• Exercise directions: Tally the lines containing the word "code" and give the total alone.

━━━━━━

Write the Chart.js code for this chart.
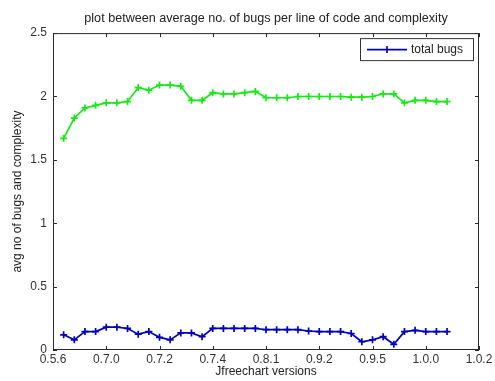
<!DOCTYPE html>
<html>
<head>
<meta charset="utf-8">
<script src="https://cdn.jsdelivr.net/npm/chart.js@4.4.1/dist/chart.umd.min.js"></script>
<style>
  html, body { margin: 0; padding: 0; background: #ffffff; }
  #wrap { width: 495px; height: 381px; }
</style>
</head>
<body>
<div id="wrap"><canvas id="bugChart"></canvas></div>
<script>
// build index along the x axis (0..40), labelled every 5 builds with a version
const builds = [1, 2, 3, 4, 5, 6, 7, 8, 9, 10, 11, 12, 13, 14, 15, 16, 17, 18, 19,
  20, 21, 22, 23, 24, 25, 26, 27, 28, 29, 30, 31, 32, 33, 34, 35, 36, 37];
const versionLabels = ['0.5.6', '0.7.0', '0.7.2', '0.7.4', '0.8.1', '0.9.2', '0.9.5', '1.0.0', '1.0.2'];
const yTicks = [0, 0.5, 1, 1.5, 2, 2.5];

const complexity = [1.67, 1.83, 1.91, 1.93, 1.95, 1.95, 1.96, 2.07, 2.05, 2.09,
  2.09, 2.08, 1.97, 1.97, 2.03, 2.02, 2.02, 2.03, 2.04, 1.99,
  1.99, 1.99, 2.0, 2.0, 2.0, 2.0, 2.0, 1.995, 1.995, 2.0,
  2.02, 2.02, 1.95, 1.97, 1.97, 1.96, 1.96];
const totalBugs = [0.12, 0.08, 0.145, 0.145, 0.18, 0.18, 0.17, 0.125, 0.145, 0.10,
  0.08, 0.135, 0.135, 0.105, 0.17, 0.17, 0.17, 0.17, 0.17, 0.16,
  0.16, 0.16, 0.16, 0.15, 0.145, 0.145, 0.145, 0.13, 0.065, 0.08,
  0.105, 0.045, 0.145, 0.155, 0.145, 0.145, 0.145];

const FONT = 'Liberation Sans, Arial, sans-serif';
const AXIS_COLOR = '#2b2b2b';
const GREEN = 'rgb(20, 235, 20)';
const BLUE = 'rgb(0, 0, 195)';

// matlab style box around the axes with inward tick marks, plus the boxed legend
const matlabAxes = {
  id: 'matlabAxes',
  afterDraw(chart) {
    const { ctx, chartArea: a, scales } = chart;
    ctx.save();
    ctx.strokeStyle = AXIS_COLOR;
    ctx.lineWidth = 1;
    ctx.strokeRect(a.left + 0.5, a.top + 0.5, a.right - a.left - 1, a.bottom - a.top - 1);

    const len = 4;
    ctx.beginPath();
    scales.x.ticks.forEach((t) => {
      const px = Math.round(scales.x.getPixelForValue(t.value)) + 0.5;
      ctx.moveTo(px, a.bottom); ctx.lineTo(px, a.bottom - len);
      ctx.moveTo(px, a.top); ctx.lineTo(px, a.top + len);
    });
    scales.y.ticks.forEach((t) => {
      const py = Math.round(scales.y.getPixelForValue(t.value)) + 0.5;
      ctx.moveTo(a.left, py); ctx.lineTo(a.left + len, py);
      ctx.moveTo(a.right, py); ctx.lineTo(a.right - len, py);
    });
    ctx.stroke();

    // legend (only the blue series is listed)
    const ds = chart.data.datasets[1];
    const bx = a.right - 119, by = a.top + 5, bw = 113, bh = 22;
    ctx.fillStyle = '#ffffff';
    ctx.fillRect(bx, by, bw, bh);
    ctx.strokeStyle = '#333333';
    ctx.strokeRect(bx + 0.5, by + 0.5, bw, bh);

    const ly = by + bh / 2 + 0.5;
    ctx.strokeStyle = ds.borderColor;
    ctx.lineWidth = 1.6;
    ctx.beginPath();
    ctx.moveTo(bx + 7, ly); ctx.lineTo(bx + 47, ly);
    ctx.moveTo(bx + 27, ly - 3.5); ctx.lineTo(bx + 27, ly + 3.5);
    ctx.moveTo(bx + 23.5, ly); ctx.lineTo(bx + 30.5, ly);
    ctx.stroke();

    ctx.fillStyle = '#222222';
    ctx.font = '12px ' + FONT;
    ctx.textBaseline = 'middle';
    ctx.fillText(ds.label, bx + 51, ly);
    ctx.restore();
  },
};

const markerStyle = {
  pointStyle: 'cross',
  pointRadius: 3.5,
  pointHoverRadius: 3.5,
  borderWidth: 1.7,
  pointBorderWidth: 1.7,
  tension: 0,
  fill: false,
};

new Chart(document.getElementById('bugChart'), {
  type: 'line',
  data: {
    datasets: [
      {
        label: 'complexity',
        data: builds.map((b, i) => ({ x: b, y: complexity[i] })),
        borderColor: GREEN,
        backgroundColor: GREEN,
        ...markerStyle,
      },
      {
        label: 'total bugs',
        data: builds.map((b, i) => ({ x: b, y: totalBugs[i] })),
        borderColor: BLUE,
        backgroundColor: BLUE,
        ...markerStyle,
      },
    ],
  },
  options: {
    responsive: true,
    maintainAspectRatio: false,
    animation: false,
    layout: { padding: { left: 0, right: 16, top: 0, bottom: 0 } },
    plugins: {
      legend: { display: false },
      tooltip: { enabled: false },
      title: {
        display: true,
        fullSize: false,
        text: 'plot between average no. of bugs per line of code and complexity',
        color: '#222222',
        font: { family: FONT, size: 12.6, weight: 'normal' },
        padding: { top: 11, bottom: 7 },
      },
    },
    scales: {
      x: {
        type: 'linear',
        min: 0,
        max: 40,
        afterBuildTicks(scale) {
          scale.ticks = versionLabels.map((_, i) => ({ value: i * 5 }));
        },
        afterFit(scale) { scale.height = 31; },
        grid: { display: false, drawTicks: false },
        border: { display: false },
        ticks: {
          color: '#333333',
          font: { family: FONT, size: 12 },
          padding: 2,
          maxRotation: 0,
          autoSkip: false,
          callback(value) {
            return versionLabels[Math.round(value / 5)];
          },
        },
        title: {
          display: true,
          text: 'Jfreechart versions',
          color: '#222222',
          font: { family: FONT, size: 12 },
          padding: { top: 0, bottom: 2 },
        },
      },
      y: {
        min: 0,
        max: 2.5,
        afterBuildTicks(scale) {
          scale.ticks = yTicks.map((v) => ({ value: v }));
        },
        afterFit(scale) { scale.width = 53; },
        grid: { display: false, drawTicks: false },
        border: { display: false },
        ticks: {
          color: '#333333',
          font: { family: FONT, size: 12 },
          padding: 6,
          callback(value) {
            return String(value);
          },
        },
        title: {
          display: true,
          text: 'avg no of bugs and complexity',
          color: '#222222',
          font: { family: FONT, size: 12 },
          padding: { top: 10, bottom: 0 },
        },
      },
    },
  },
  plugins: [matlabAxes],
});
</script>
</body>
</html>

━━━━━━

• Answer to the exercise: 2